Thursday, April 17, 2008

What is poetry?

I have struggled, in this most unpoetic age, with the meaning of poetry in its broadest possible sense. I remain hopeful and optimistic about what poetry can do, how it can capture our utopian imagination and how it can build us a better future. Not everyone has a positive view of poetry. Besides Plato’s infamous condemnation of poets and poetry as a purely mimetic force that always exists second hand, many others have condemned poetry. Consider this approach to poetry outlined by Thomas Macaulay, a British Whig politician and, ironically, a poet in his own right.

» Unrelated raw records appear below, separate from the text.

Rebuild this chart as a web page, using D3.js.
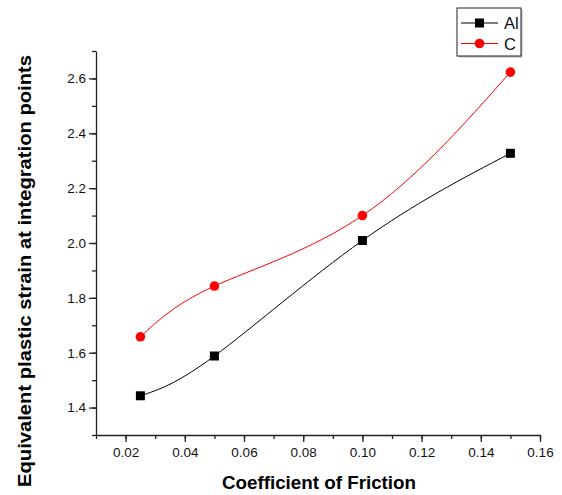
<!DOCTYPE html>
<html>
<head>
<meta charset="utf-8">
<script src="https://cdn.jsdelivr.net/npm/d3@7"></script>
<style>
  body { margin: 0; background: #fff; }
  text { font-family: "Liberation Sans", Arial, sans-serif; }
</style>
</head>
<body>
<script>
// friction coefficients and strain values
var friction = [0.025, 0.05, 0.10, 0.15];
var alValues = [1.443, 1.588, 2.009, 2.327];
var cValues = [1.658, 1.843, 2.100, 2.623];
var xTicks = [0.02, 0.04, 0.06, 0.08, 0.10, 0.12, 0.14, 0.16];
var yTicks = [1.4, 1.6, 1.8, 2.0, 2.2, 2.4, 2.6];

var w = 562, h = 495;
var margin = {left: 96, right: 22, top: 51, bottom: 60};

var x = d3.scaleLinear().domain([0.01, 0.16]).range([margin.left, w - margin.right]);
var y = d3.scaleLinear().domain([1.3, 2.7]).range([h - margin.bottom, margin.top]);

var svg = d3.select("body").append("svg")
    .attr("width", w)
    .attr("height", h);

// minor ticks first, then major axis on top
var xMinor = d3.range(0.01, 0.161, 0.01);
var yMinor = d3.range(1.3, 2.71, 0.1);

svg.append("g")
    .attr("transform", "translate(0," + y.range()[0] + ")")
    .call(d3.axisBottom(x).tickValues(xMinor).tickSize(4).tickFormat(""))
    .call(function(g) { g.select(".domain").remove(); });

svg.append("g")
    .attr("transform", "translate(" + x.range()[0] + ",0)")
    .call(d3.axisLeft(y).tickValues(yMinor).tickSize(4).tickFormat(""))
    .call(function(g) { g.select(".domain").remove(); });

var xAxis = svg.append("g")
    .attr("class", "axis")
    .attr("transform", "translate(0," + y.range()[0] + ")")
    .call(d3.axisBottom(x).tickValues(xTicks).tickSize(7).tickSizeOuter(0).tickPadding(5).tickFormat(d3.format(".2f")));

var yAxis = svg.append("g")
    .attr("class", "axis")
    .attr("transform", "translate(" + x.range()[0] + ",0)")
    .call(d3.axisLeft(y).tickValues(yTicks).tickSize(7).tickSizeOuter(0).tickPadding(3).tickFormat(d3.format(".1f")));

svg.selectAll(".axis text")
    .attr("font-size", 13.5)
    .attr("fill", "#111")
    .style("font-family", "Liberation Sans, Arial, sans-serif");
svg.selectAll("g line, g path.domain")
    .attr("stroke", "#222")
    .attr("stroke-width", 1.3);

// axis titles
svg.append("text")
    .attr("x", 319)
    .attr("y", 489)
    .attr("text-anchor", "middle")
    .attr("font-size", 18.8)
    .attr("font-weight", "bold")
    .text("Coefficient of Friction");

svg.append("text")
    .attr("transform", "translate(31,271) rotate(-90)")
    .attr("text-anchor", "middle")
    .attr("font-size", 17.5)
    .attr("font-weight", "bold")
    .attr("textLength", 432)
    .attr("lengthAdjust", "spacingAndGlyphs")
    .text("Equivalent plastic strain at integration points");

var line = d3.line()
    .curve(d3.curveNatural)
    .x(function(d) { return x(d[0]); })
    .y(function(d) { return y(d[1]); });

var alPts = friction.map(function(f, i) { return [f, alValues[i]]; });
var cPts = friction.map(function(f, i) { return [f, cValues[i]]; });

svg.append("path")
    .datum(alPts)
    .attr("d", line)
    .attr("fill", "none")
    .attr("stroke", "#000")
    .attr("stroke-width", 1);

svg.append("path")
    .datum(cPts)
    .attr("d", line)
    .attr("fill", "none")
    .attr("stroke", "#ff0000")
    .attr("stroke-width", 1);

svg.selectAll(".al")
    .data(alPts)
    .enter()
    .append("rect")
    .attr("class", "al")
    .attr("x", function(d) { return x(d[0]) - 4.5; })
    .attr("y", function(d) { return y(d[1]) - 4.5; })
    .attr("width", 9)
    .attr("height", 9)
    .attr("fill", "#000");

svg.selectAll(".c")
    .data(cPts)
    .enter()
    .append("circle")
    .attr("class", "c")
    .attr("cx", function(d) { return x(d[0]); })
    .attr("cy", function(d) { return y(d[1]); })
    .attr("r", 4.8)
    .attr("fill", "#ff0000");

// legend
var leg = svg.append("g").attr("transform", "translate(457,8)");
leg.append("rect")
    .attr("x", 1.5).attr("y", 1.5)
    .attr("width", 64).attr("height", 48)
    .attr("fill", "#bbb");
leg.append("rect")
    .attr("x", 0).attr("y", 0)
    .attr("width", 64).attr("height", 48)
    .attr("fill", "#fff")
    .attr("stroke", "#222")
    .attr("stroke-width", 1);

var items = [
  {name: "Al", color: "#000", shape: "square"},
  {name: "C", color: "#ff0000", shape: "circle"}
];
items.forEach(function(it, i) {
  var cy = 15 + i * 20.5;
  leg.append("line")
      .attr("x1", 4).attr("x2", 41)
      .attr("y1", cy).attr("y2", cy)
      .attr("stroke", it.color).attr("stroke-width", 1);
  if (it.shape === "square") {
    leg.append("rect")
        .attr("x", 22.5 - 4.5).attr("y", cy - 4.5)
        .attr("width", 9).attr("height", 9)
        .attr("fill", it.color);
  } else {
    leg.append("circle")
        .attr("cx", 22.5).attr("cy", cy)
        .attr("r", 4.8)
        .attr("fill", it.color);
  }
  leg.append("text")
      .attr("x", 47).attr("y", cy + 6)
      .attr("font-size", 16.5)
      .attr("fill", "#111")
      .text(it.name);
});
</script>
</body>
</html>
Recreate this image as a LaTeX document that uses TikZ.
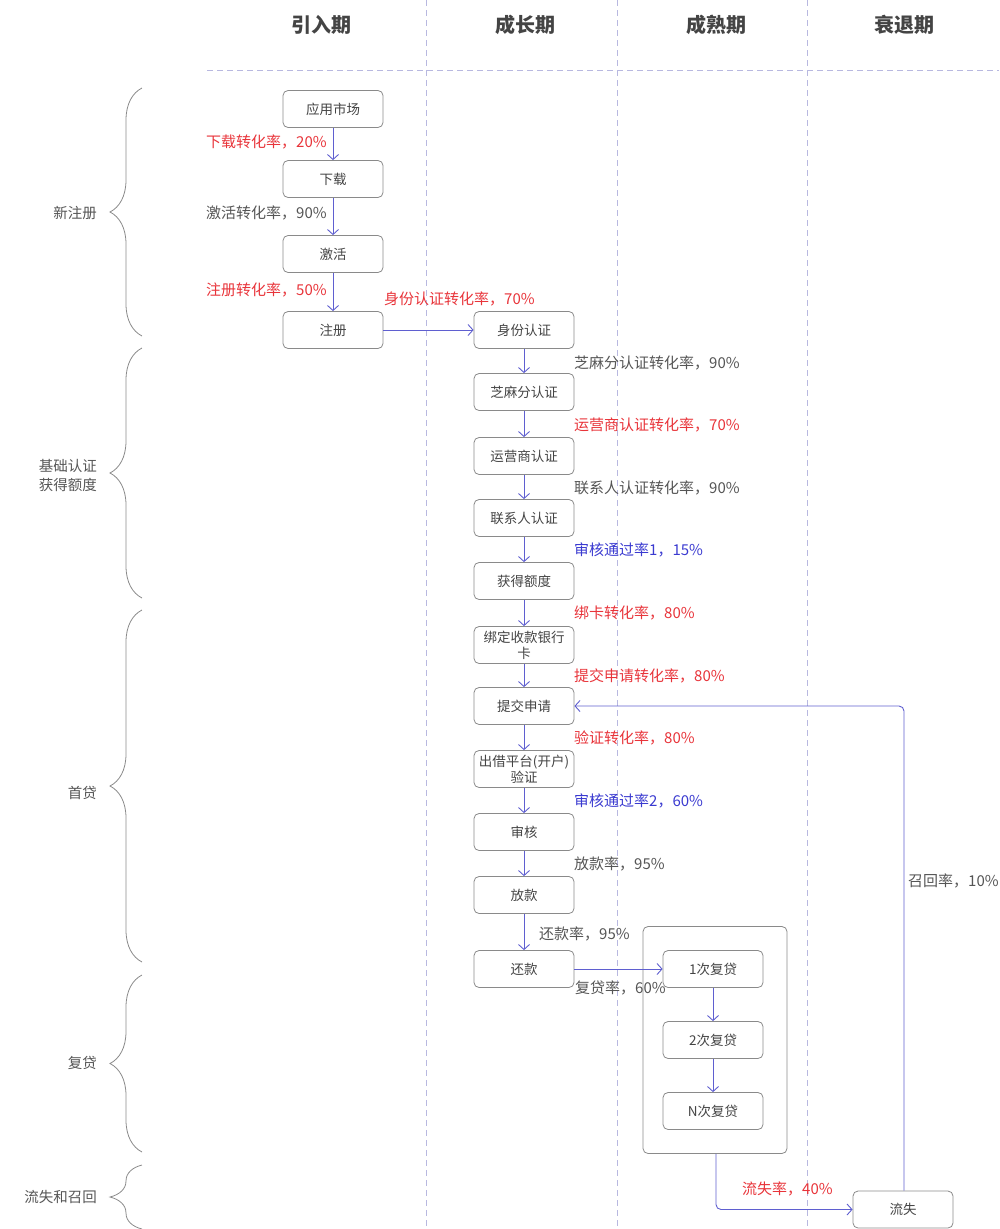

“Poetry produces an illusion on the eye of the mind, as a magic lantern produces an illusion on the eye of the body. And, as the magic lantern acts best in a dark room, poetry effects its purpose most completely in a dark age. As the light of knowledge breaks in upon its exhibitions, as the outlines of certainty become more and more definite, the hues and lineaments of the phantoms which the poet calls up grow fainter and fainter. We cannot unite the incompatible advantages of reality and deception, the clear discernment of truth and the exquisite enjoyment of fiction.”

Here is poetry defined as deception. Rather sad outlook I believe. But for all his strange and erratic behaviour, I prefer William Hazlitt’s more positive outlook on poetry. Hazlitt writes:

“Poetry is the universal language which the heart holds with nature and itself. He who has a contempt for poetry, cannot have much respect for himself, or for anything else. It is not a mere frivolous accomplishment… it has been the study and delight of mankind in all ages. Poetry is only the highest eloquence of passion, the most vivid form of expression that can be given to our conception of anything, whether pleasurable or painful, mean or dignified, delightful or distressing.”

I leave you to decide which you prefer.